Gravatar Who came up with the car theft analogy? Why does there even need to be an analogy???


Gravatar Michelle, I don't recall who came up with the car theft analogy, otherwise I'd have posted a link. I read quite a few excellent feminist blogs (including Feministe, Pandagon, and I Blame the Patriarchy). It might have been any of them, or another one.

As to why we need an analogy, it is so that we can look at the crime as a crime, without enormous layers of societal baggage about sex and gender and entitlement. I think it's a very useful way of examining our own thinking processes.


Gravatar You make some good points, Deborah, and this is such a story caught up with violence, race, class, and everyting else, that it is hard to sort out.
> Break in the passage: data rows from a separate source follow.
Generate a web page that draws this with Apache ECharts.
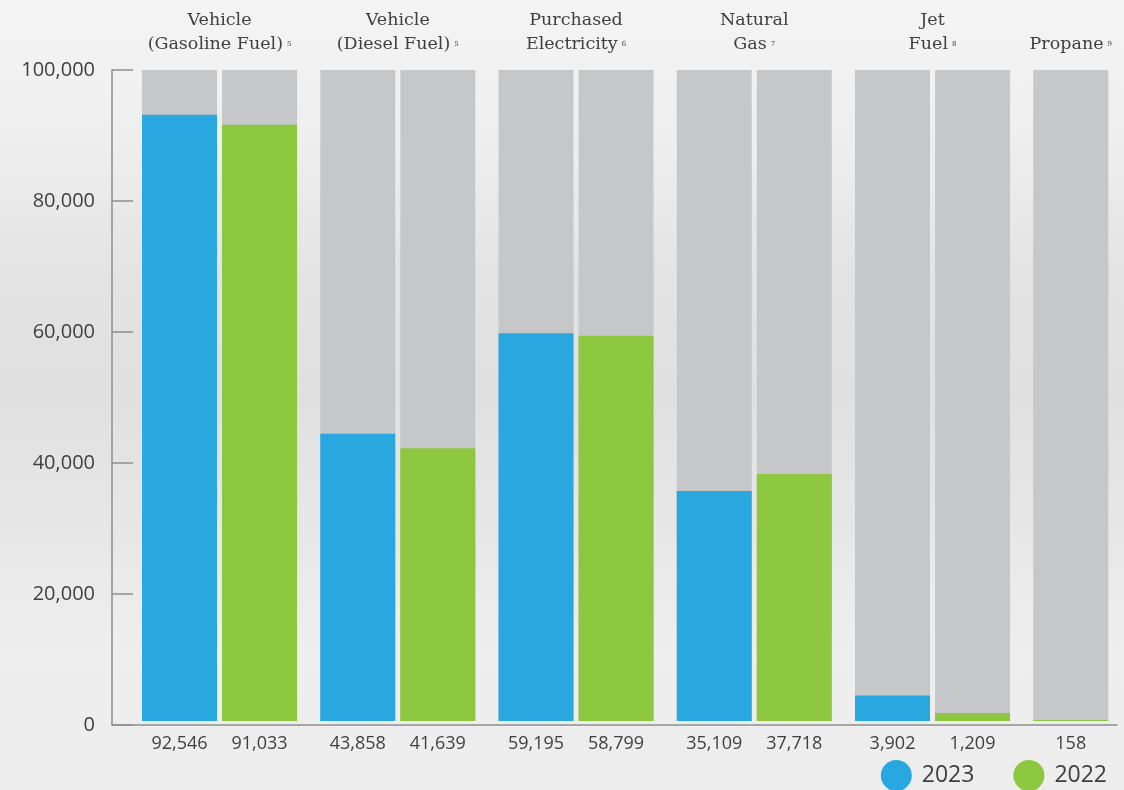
<!DOCTYPE html>
<html>
<head>
<meta charset="utf-8">
<script src="https://cdn.jsdelivr.net/npm/echarts@6/dist/echarts.min.js"></script>
<style>
  html, body { margin: 0; padding: 0; }
  body {
    width: 1124px; height: 790px; overflow: hidden;
    background: linear-gradient(to bottom, #f4f4f4 0%, #eeeeee 18%, #e3e3e3 35%, #e0e0e0 50%, #e6e6e6 65%, #eeeeee 82%, #ededed 100%);
  }
  #chart { width: 1124px; height: 790px; }
</style>
</head>
<body>
<div id="chart"></div>
<script>
// ---- data ----
const categories = ['Vehicle\n(Gasoline Fuel)', 'Vehicle\n(Diesel Fuel)', 'Purchased\nElectricity', 'Natural\nGas', 'Jet\nFuel', 'Propane'];
const footnotes = ['5', '5', '6', '7', '8', '9'];
const values2023 = [92546, 43858, 59195, 35109, 3902];          // no 2023 value for Propane
const values2022 = [91033, 41639, 58799, 37718, 1209, 158];
const yTicks = [0, 20000, 40000, 60000, 80000, 100000];

// ---- style ----
const BLUE = '#29a8e0', GREEN = '#8dc63f', GRAY = '#c6c7c8', TEXT = '#3f3f3f';
const W = 1124, H = 790;
const plotTop = 70, plotBottomY = 725;           // visible axis: 100,000 at y=70, 0 at y=725
const barBaseY = 721;                             // bars sit slightly above the axis line
const yMax = yTicks[yTicks.length - 1];
const barAxisMax = yMax * (barBaseY - plotTop) / (plotBottomY - plotTop);
const bandW = 178.25, barGridLeft = 130.4;

// left slot: 2023 values; Propane (no 2023 value) shows its single 2022 bar in the left slot
const leftSlot = categories.map((c, i) => i < values2023.length
  ? values2023[i]
  : { value: values2022[i], itemStyle: { color: GREEN } });
const rightSlot = values2022.slice(0, values2023.length);

const fmt = v => Number(v).toLocaleString('en-US');

const chart = echarts.init(document.getElementById('chart'), null, { renderer: 'canvas' });

const labelStyle = {
  show: true, position: 'bottom', distance: 14,
  formatter: p => fmt(p.value),
  fontFamily: 'Open Sans', fontSize: 18, color: TEXT
};

chart.setOption({
  backgroundColor: 'transparent',
  animation: false,
  grid: [
    { left: barGridLeft, width: bandW * categories.length, top: plotTop, bottom: H - barBaseY,
      containLabel: false, outerBoundsMode: 'none' },
    { left: 112, right: 7, top: plotTop, bottom: H - plotBottomY, containLabel: false, outerBoundsMode: 'none' }
  ],
  xAxis: [
    {
      type: 'category', gridIndex: 0, position: 'top', data: categories,
      axisLine: { show: false }, axisTick: { show: false },
      axisLabel: {
        interval: 0, margin: 14,
        formatter: (value, idx) => {
          const lines = value.split('\n');
          return lines.map((l, i) => i === lines.length - 1
            ? '{t|' + l + '}{s|' + footnotes[idx] + '}' + (idx === categories.length - 1 ? '{sp|}' : '')
            : '{t|' + l + '}').join('\n');
        },
        rich: {
          t: { fontFamily: 'DejaVu Serif', fontSize: 17.5, color: TEXT, lineHeight: 24 },
          s: { fontFamily: 'DejaVu Serif', fontSize: 7, color: TEXT, lineHeight: 24, padding: [0, 0, 0, 4] },
          sp: { width: 80 }
        }
      }
    },
    {
      type: 'value', gridIndex: 1, min: 0, max: 1,
      axisLine: { show: true, onZero: false, lineStyle: { color: '#8e8e8e', width: 1.5 } },
      axisTick: { show: false }, axisLabel: { show: false }, splitLine: { show: false }
    }
  ],
  yAxis: [
    { type: 'value', gridIndex: 0, min: 0, max: barAxisMax, show: false, splitLine: { show: false } },
    {
      type: 'value', gridIndex: 1, min: 0, max: yMax, interval: yTicks[1] - yTicks[0],
      axisLine: { show: true, onZero: false, lineStyle: { color: '#8e8e8e', width: 1.5 } },
      axisTick: { show: true, inside: true, length: 21, lineStyle: { color: '#8e8e8e', width: 1.5 } },
      splitLine: { show: false },
      axisLabel: { margin: 17, formatter: v => fmt(v), fontFamily: 'Open Sans', fontSize: 20, color: TEXT }
    }
  ],
  legend: {
    right: 17, top: 760, padding: 0, itemWidth: 31, itemHeight: 31, itemGap: 39, icon: 'circle',
    data: ['2023', '2022'],
    textStyle: { fontFamily: 'Open Sans', fontSize: 23, color: TEXT, padding: [0, 0, 0, 5] },
    selectedMode: false
  },
  series: [
    {
      name: '2023', type: 'bar', xAxisIndex: 0, yAxisIndex: 0,
      data: leftSlot, barWidth: 75, barGap: '6.7%',
      itemStyle: { color: BLUE },
      showBackground: true, backgroundStyle: { color: GRAY },
      label: labelStyle
    },
    {
      name: '2022', type: 'bar', xAxisIndex: 0, yAxisIndex: 0,
      data: rightSlot, barWidth: 75, barGap: '6.7%',
      itemStyle: { color: GREEN },
      showBackground: true, backgroundStyle: { color: GRAY },
      label: labelStyle
    }
  ]
});
</script>
</body>
</html>
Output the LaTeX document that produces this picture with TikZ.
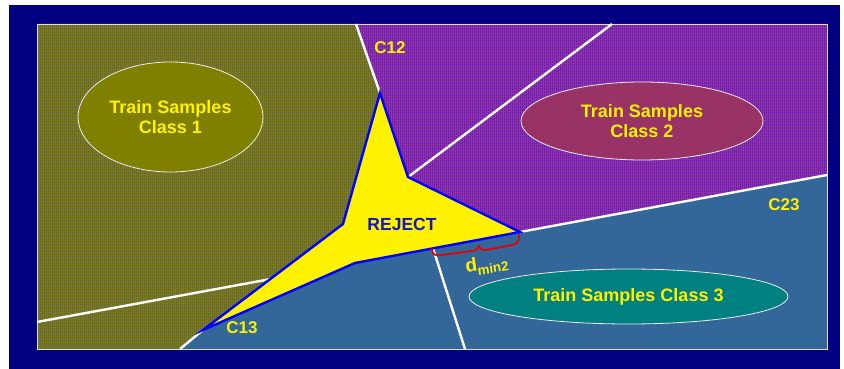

Gravatar Excellent post, De.


Gravatar Excellent post regarding the Patriarchy.

As long as they can maintain common social mores imposing their will over the sexual rights of women, the demonizing of Rape will continue.

There are varying degrees of rape that range from the gal saying "stop it" in the middle of an act (as was alleged in the Kobe case) to a stalker using force to initiate contact with the victim.

The same Patriarchy which hopes to regain control over a woman's right to terminate a pregnancy seek to condemn anyone having/simulating/thinking consensual sex outside of marriage.

Doing so emboldens their hold over the minds and will of everyone else.